A Lost Post From Entering Peru
After hitting the snooze on the alarm a record number of times, I still managed to be packed and ready to hit the road by 7am. However the hotel in Macara received many more guests since I arrived about 5pm last night. My bike was blocked in the small subterranean garage of the Hotel Katrina. So the front desk started knocking on doors waking people whose cars were blocking me. Finally by 7:30 I’m ready to go.
The two gas stations in town both had huge lines. I’d noticed this in Ecuador the last couple days. Huge lines in the morning at gas stations. And at prices that are well below U.S. prices, and far below the nearly $5 a gallon I paid in Colomibia. But both stations only had very low 86 octane fuel and not the 91 or 95 octane that Doc prefers. I decided to blow off filling and submitted to paying $4 plus for higher octane gas on the other side of the border.
Crossing the border including customs and immigration on both sides took just about an hour.
Winding down from 13,000 feet to 300 feet above sea level the terrain quckly turned to fertile arable land and then to vast desert. The northern atacama
The wind was insane.
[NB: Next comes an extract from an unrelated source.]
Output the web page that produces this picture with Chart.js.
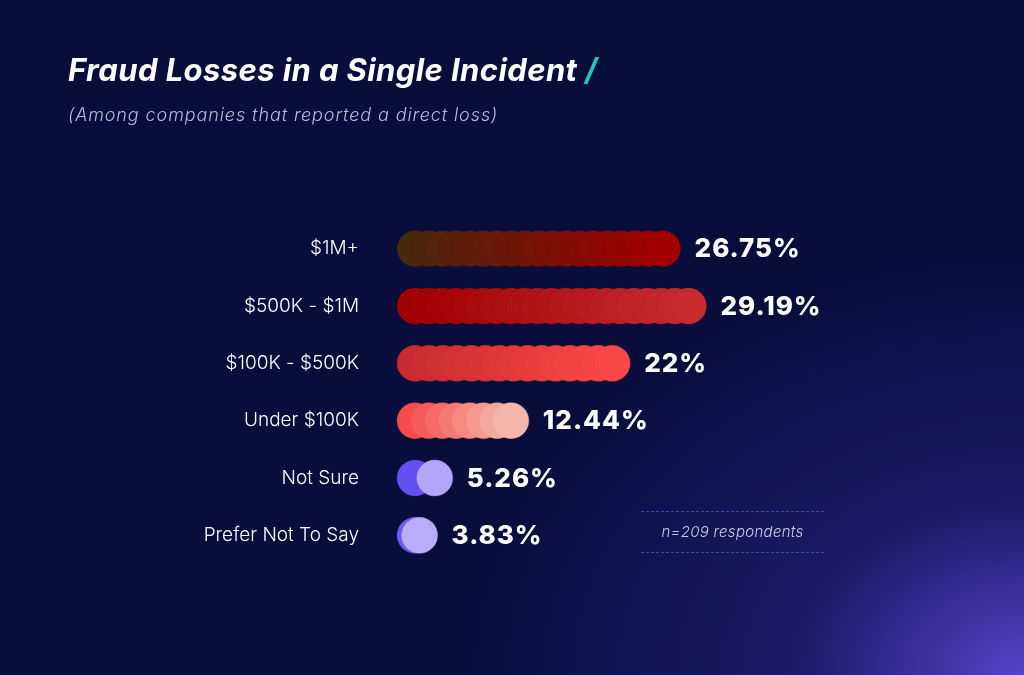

Passing through towns where housing was a mix of sticks and mud and block with corrugated metal roofs.
Winded my way through strange encampments. Then 120 miles of vast desert and sand. Flat, straight and boring. Though mother nature did manage to inject her creative endeavors through scenic sand dunes complete with geometric shapes carved by the wind.
I noticed motorcycle rickshaws. Different than the Tuk Tuk vehicles we saw in Guatemala, these had traditional motorcycle handlebars and seats with two bench seats and a canopy for carrying passengers. Many sported a luggage rack in the rear and were used to transport goods.
Then out of nowhere I found it: The cement kingdom in the middle of the desert. And the rice!
Finally rolling into Trujillo. Getting lost. Seeing the eye clinic. The $15 consultation and eye cleaning and the owner also owning a hotel just off the plaza de armas. Dinner at Romano’s.